If the social web is indeed just a place for superficial and trite interactions, "likes" and emoticons, then perhaps this is not such a big deal. The humble brags can continue, and so can our passive responses to them. However, the reality is that for better or worse, more and more our our life experiences -- from Skype calls with loved ones to entertainment -- are being lived online. After all, Silicon Valley really wants us to believe in the promise of a more connected world via the web.

But when it comes to public social expressions of emotion, only the good stuff seems welcome. The consequences for such a dynamic go far beyond fears of measuring up to the false positives, and beyond the self-image and achievement perception deficits; what we really are engendering is a lack of space for vulnerability and support for one another through times of struggle.

So, as an egregious perpetrator of the faux-happiness update, and one who typically has great difficulty expressing vulnerability, today I want to post about my failures. Here we go:

I am afraid my startup is about to collapse, and I don't know how to handle it emotionally. I feel nearly unemployable in the only field I am passionate about. Next month, unless I find a new job, I will run out of money. I sometimes suffer from depression (onset by the above) that makes it difficult for me to even get out of bed. I am $120,000 in grad school debt, and in order to pay for it, I may have take a job in the industry I borrowed all that money to get away from. And I feel completely alone in this struggle. And watching all your successes just make me feel worse about it.

That was terrifying.

I have now risked my external image of being a strong, successful woman who has it together. And if a future employer reads this, they will likely become a former future employer. But I'm tired of having this conversation with myself. I have this network of 1,300 friends on the internet, yet I'm scared to actually share my real life with them. Something is clearly wrong with that.

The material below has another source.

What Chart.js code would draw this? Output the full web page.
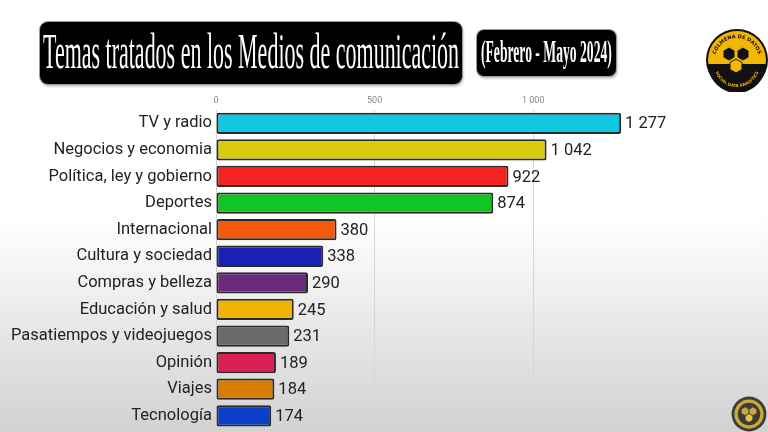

Beyond my own embarrassment, there is another reason that was difficult to write: I know that expressing my failure makes people uncomfortable, and nothing scares a "strong" person more than the fear of unreciprocated vulnerability. Having observed others' attempts at sharing their failures online -- and not the typical "lessons learned" type, but the real time no-fix-on-the-horizon type -- I believe that revealing my own is likely to result in a detached attempt at solution offering. Links to articles on self-motivation; being told I'm amazing because I went to Princeton and Harvard, or worse, that I have nothing to "complain" about because I'm smart and can get a job whenever I want to. Maybe someone will type a sad face.

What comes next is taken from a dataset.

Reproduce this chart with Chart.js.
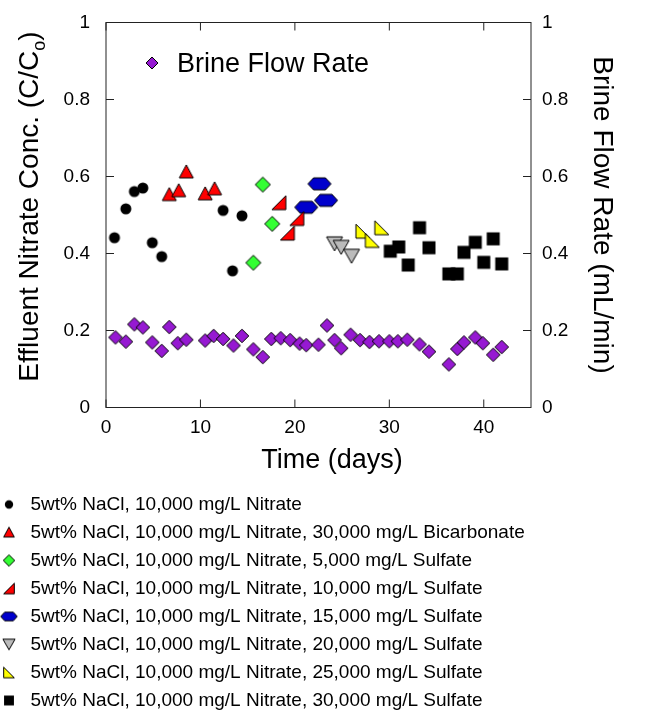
<!DOCTYPE html>
<html>
<head>
<meta charset="utf-8">
<script src="https://cdn.jsdelivr.net/npm/chart.js@4"></script>
<style>
  html, body { margin: 0; padding: 0; background: #fff; }
</style>
</head>
<body>
<canvas id="chart1" width="654" height="713"></canvas>
<script>
// ---- datos ----
const brineDays = [1.0, 2.1, 3.0, 3.9, 4.9, 5.9, 6.7, 7.6, 8.5, 10.5, 11.4, 12.4, 13.5, 14.4, 15.6, 16.6, 17.5, 18.5, 19.5, 20.5, 21.2, 22.5, 23.4, 24.2, 24.9, 25.9, 26.9, 27.9, 28.9, 30.0, 30.9, 31.9, 33.2, 34.2, 36.3, 37.2, 37.9, 39.1, 39.9, 41.0, 41.9];
const brineFlow = [0.182, 0.171, 0.216, 0.208, 0.169, 0.147, 0.209, 0.167, 0.176, 0.174, 0.186, 0.178, 0.161, 0.186, 0.151, 0.131, 0.178, 0.180, 0.175, 0.166, 0.162, 0.163, 0.213, 0.175, 0.154, 0.189, 0.175, 0.170, 0.172, 0.172, 0.172, 0.176, 0.164, 0.145, 0.112, 0.152, 0.169, 0.182, 0.167, 0.137, 0.157];

const nitrateDays = [0.9, 2.1, 3.0, 3.9, 4.9, 5.9, 12.4, 13.4, 14.4];
const nitrateConc = [0.441, 0.516, 0.561, 0.570, 0.428, 0.392, 0.512, 0.355, 0.498];

const bicarbDays = [6.7, 7.7, 8.5, 10.5, 11.5];
const bicarbConc = [0.553, 0.563, 0.612, 0.555, 0.568];

const sulf5Days = [15.6, 16.6, 17.6];
const sulf5Conc = [0.376, 0.579, 0.477];

const sulf10Days = [18.3, 19.2, 20.2];
const sulf10Conc = [0.532, 0.453, 0.491];

const sulf15Days = [21.2, 22.6, 23.3];
const sulf15Conc = [0.520, 0.581, 0.538];

const sulf20Days = [24.2, 24.9, 26.0];
const sulf20Conc = [0.425, 0.416, 0.393];

const sulf25Days = [27.2, 28.2, 29.2];
const sulf25Conc = [0.458, 0.434, 0.467];

const sulf30Days = [30.1, 31.0, 32.0, 33.2, 34.2, 36.3, 37.2, 37.9, 39.1, 40.0, 41.0, 41.9];
const sulf30Conc = [0.406, 0.417, 0.370, 0.467, 0.415, 0.347, 0.347, 0.403, 0.429, 0.377, 0.438, 0.373];

const seriesLabels = [
  "5wt% NaCl, 10,000 mg/L Nitrate",
  "5wt% NaCl, 10,000 mg/L Nitrate, 30,000 mg/L Bicarbonate",
  "5wt% NaCl, 10,000 mg/L Nitrate, 5,000 mg/L Sulfate",
  "5wt% NaCl, 10,000 mg/L Nitrate, 10,000 mg/L Sulfate",
  "5wt% NaCl, 10,000 mg/L Nitrate, 15,000 mg/L Sulfate",
  "5wt% NaCl, 10,000 mg/L Nitrate, 20,000 mg/L Sulfate",
  "5wt% NaCl, 10,000 mg/L Nitrate, 25,000 mg/L Sulfate",
  "5wt% NaCl, 10,000 mg/L Nitrate, 30,000 mg/L Sulfate",
];
const brineLabel = "Brine Flow Rate";
const xTicks = [0, 10, 20, 30, 40];
const yTicks = [0, 0.2, 0.4, 0.6, 0.8, 1];

const FONT = "'Liberation Sans', Arial, Helvetica, sans-serif";

// ---- marcadores dibujados a mano ----
const shapes = {
  circle: null,
  tri: [[0, -7], [7, 6], [-7, 6]],
  diamond: [[0, -7.5], [7.5, 0], [0, 7.5], [-7.5, 0]],
  rtriR: [[7, -7], [7, 7], [-7, 7]],
  hex: [[-11.5, 0], [-6, -6], [6, -6], [11.5, 0], [6, 6], [-6, 6]],
  triDown: [[-8, -7], [8, -7], [0, 7]],
  rtriL: [[-7, -7], [-7, 7], [7, 7]],
  square: [[-6.5, -6.5], [6.5, -6.5], [6.5, 6.5], [-6.5, 6.5]],
};

function makeIcon(shape, fill, stroke, s, dx) {
  const c = document.createElement("canvas");
  c.width = 40;
  c.height = 24;
  const ctx = c.getContext("2d");
  ctx.translate(20 + (dx || 0), 12);
  ctx.beginPath();
  if (shape === "circle") {
    ctx.arc(0, 0, 5.5 * s, 0, Math.PI * 2);
  } else {
    shapes[shape].forEach((p, i) => {
      if (i === 0) ctx.moveTo(p[0] * s, p[1] * s);
      else ctx.lineTo(p[0] * s, p[1] * s);
    });
    ctx.closePath();
  }
  ctx.fillStyle = fill;
  ctx.fill();
  if (stroke) {
    ctx.strokeStyle = stroke;
    ctx.lineWidth = 1;
    ctx.stroke();
  }
  return c;
}

const styles = [
  ["circle", "#000000", null],
  ["tri", "#ff0000", "#000"],
  ["diamond", "#33ff33", "#000"],
  ["rtriR", "#ff0000", "#000"],
  ["hex", "#0000cc", "#000"],
  ["triDown", "#bbbbbb", "#000"],
  ["rtriL", "#ffff00", "#000"],
  ["square", "#000000", null],
];
const brineIcon = makeIcon("diamond", "#9619d2", "#000", 0.9, 0);
const brineLegendIcon = makeIcon("diamond", "#9619d2", "#000", 0.8, 0);

const seriesDays = [nitrateDays, bicarbDays, sulf5Days, sulf10Days, sulf15Days, sulf20Days, sulf25Days, sulf30Days];
const seriesConc = [nitrateConc, bicarbConc, sulf5Conc, sulf10Conc, sulf15Conc, sulf20Conc, sulf25Conc, sulf30Conc];

const toPoints = (xs, ys) => xs.map((x, i) => ({ x: x, y: ys[i] }));

const datasets = [
  {
    label: brineLabel,
    data: toPoints(brineDays, brineFlow),
    yAxisID: "y2",
    pointStyle: brineIcon,
    pointRadius: 7,
  },
];
seriesLabels.forEach((lab, i) => {
  const st = styles[i];
  datasets.push({
    label: lab,
    data: toPoints(seriesDays[i], seriesConc[i]),
    yAxisID: "y",
    pointStyle: makeIcon(st[0], st[1], st[2], 1, 0),
    legendIcon: makeIcon(st[0], st[1], st[2], st[0] === "hex" ? 0.72 : 0.76, -6),
    pointRadius: 7,
  });
});

// marco con marcas hacia adentro, titulos y leyenda interna
const marco = {
  id: "marco",
  beforeDatasetsDraw(chart) {
    const { ctx, chartArea: a, scales } = chart;
    ctx.save();
    ctx.strokeStyle = "#222";
    ctx.lineWidth = 1;
    ctx.strokeRect(a.left, a.top, a.right - a.left, a.bottom - a.top);
    ctx.beginPath();
    xTicks.forEach((v) => {
      const px = scales.x.getPixelForValue(v);
      ctx.moveTo(px, a.bottom);
      ctx.lineTo(px, a.bottom - 8);
      ctx.moveTo(px, a.top);
      ctx.lineTo(px, a.top + 8);
    });
    yTicks.forEach((v) => {
      const py = scales.y.getPixelForValue(v);
      ctx.moveTo(a.left, py);
      ctx.lineTo(a.left + 8, py);
      const py2 = scales.y2.getPixelForValue(v);
      ctx.moveTo(a.right, py2);
      ctx.lineTo(a.right - 8, py2);
    });
    ctx.stroke();
    ctx.restore();
  },
  afterDraw(chart) {
    const { ctx } = chart;
    ctx.save();
    ctx.fillStyle = "#000";

    // titulo eje x
    ctx.font = "27px " + FONT;
    ctx.textAlign = "center";
    ctx.textBaseline = "alphabetic";
    ctx.fillText("Time (days)", 332, 468);

    // titulo eje y izquierdo con subindice
    const big = "28px " + FONT;
    const small = "18px " + FONT;
    const main = "Effluent Nitrate Conc. (C/C";
    ctx.font = big;
    const w1 = ctx.measureText(main).width;
    const w3 = ctx.measureText(")").width;
    ctx.font = small;
    const w2 = ctx.measureText("o").width;
    ctx.translate(37.5, 206.5);
    ctx.rotate(-Math.PI / 2);
    ctx.textAlign = "left";
    let x = -(w1 + w2 + w3) / 2;
    ctx.font = big;
    ctx.fillText(main, x, 0);
    x += w1;
    ctx.font = small;
    ctx.fillText("o", x, 7);
    x += w2;
    ctx.font = big;
    ctx.fillText(")", x, 0);
    ctx.restore();

    // leyenda interna
    ctx.save();
    ctx.drawImage(brineLegendIcon, 152 - 20, 63 - 12);
    ctx.fillStyle = "#000";
    ctx.font = "27px " + FONT;
    ctx.textAlign = "left";
    ctx.textBaseline = "alphabetic";
    ctx.fillText(brineLabel, 177, 72);
    ctx.restore();
  },
};

const fmtTick = (v) => String(Number(v.toFixed(1)));

const chart1 = document.getElementById("chart1");
const myChart1 = new Chart(chart1, {
  type: "scatter",
  data: { datasets: datasets },
  plugins: [marco],
  options: {
    responsive: false,
    animation: false,
    events: [],
    layout: { padding: { top: 22.5, bottom: -7, left: 0, right: 0 } },
    plugins: {
      tooltip: { enabled: false },
      legend: {
        position: "bottom",
        align: "start",
        labels: {
          usePointStyle: true,
          pointStyleWidth: 12,
          padding: 9,
          color: "#000",
          font: { family: FONT, size: 19 },
          filter: (item) => item.datasetIndex > 0,
          generateLabels: (chart) => {
            const items = Chart.defaults.plugins.legend.labels.generateLabels(chart);
            return items.map((it) => {
              it.pointStyle = chart.data.datasets[it.datasetIndex].legendIcon || it.pointStyle;
              it.rotation = 0;
              return it;
            });
          },
        },
      },
    },
    scales: {
      x: {
        type: "linear",
        min: 0,
        max: 45,
        border: { display: false },
        grid: { display: false, drawTicks: false },
        ticks: {
          stepSize: 10,
          includeBounds: false,
          padding: 9,
          color: "#000",
          font: { family: FONT, size: 19 },
        },
        afterFit: (s) => { s.height = 78.5; },
      },
      y: {
        position: "left",
        min: 0,
        max: 1,
        border: { display: false },
        grid: { display: false, drawTicks: false },
        ticks: {
          stepSize: 0.2,
          padding: 16,
          color: "#000",
          font: { family: FONT, size: 19 },
          callback: fmtTick,
        },
        afterFit: (s) => { s.width = 106; s.paddingTop = 0; s.paddingBottom = 0; },
      },
      y2: {
        position: "right",
        min: 0,
        max: 1,
        border: { display: false },
        grid: { display: false, drawTicks: false },
        ticks: {
          stepSize: 0.2,
          padding: 11,
          color: "#000",
          font: { family: FONT, size: 19 },
          callback: fmtTick,
        },
        title: {
          display: true,
          text: "Brine Flow Rate (mL/min)",
          color: "#000",
          font: { family: FONT, size: 28 },
          padding: { top: 35, bottom: 0 },
        },
        afterFit: (s) => { s.width = 123; s.paddingTop = 0; s.paddingBottom = 0; },
      },
    },
  },
});
</script>
</body>
</html>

But most people will just skip over it. Almost no one will pick up the phone and try to connect. And so instead, with all these fears in tow, I Instagram a pic of my gorgeous dinner last night I could barely afford from the sad confines of my bed I have no energy to climb out of today.

When we hear about someone else's pain, especially through the veil of bits and bytes, it's easy to frame it in whatever way makes it easier to for us handle it. We can ignore it. We can write it off as complaining. It's also easy to refer to our defaults: we toss any number of solutions at them, or tell them how everything will be alright. But this doesn't serve the person who is reaching out. We can throw on our armor to protect against others' vulnerabilities for fear that in order to truly hold them, to be with them in that space, to aid them, we ourselves must expose our own pains, failures, and struggles. And we miss an opportunity for a real human connection.

And it's no wonder. This virtual social world was not built for pain, but was instead designed as a way to craft an aspirational affirmation-hungry existence. But there is real pain in both the physical and virtual worlds, far more than wins and weddings and graduations. We all know that in the physical world we need emotional sanctuary with physical people in real space. But when this virtual world makes the promise of connection despite oceans and time zones, and people feel safe to move away from home, safe to take that job in Uganda, safe to document their lives via Instagram, Facebook, and Path, where does the sanctuary lie? How can we create proxy spaces in the virtual world where we can be free not only to open up ourselves, but to have to courage to engage fully and authentically with those we care about in their times of great vulnerability?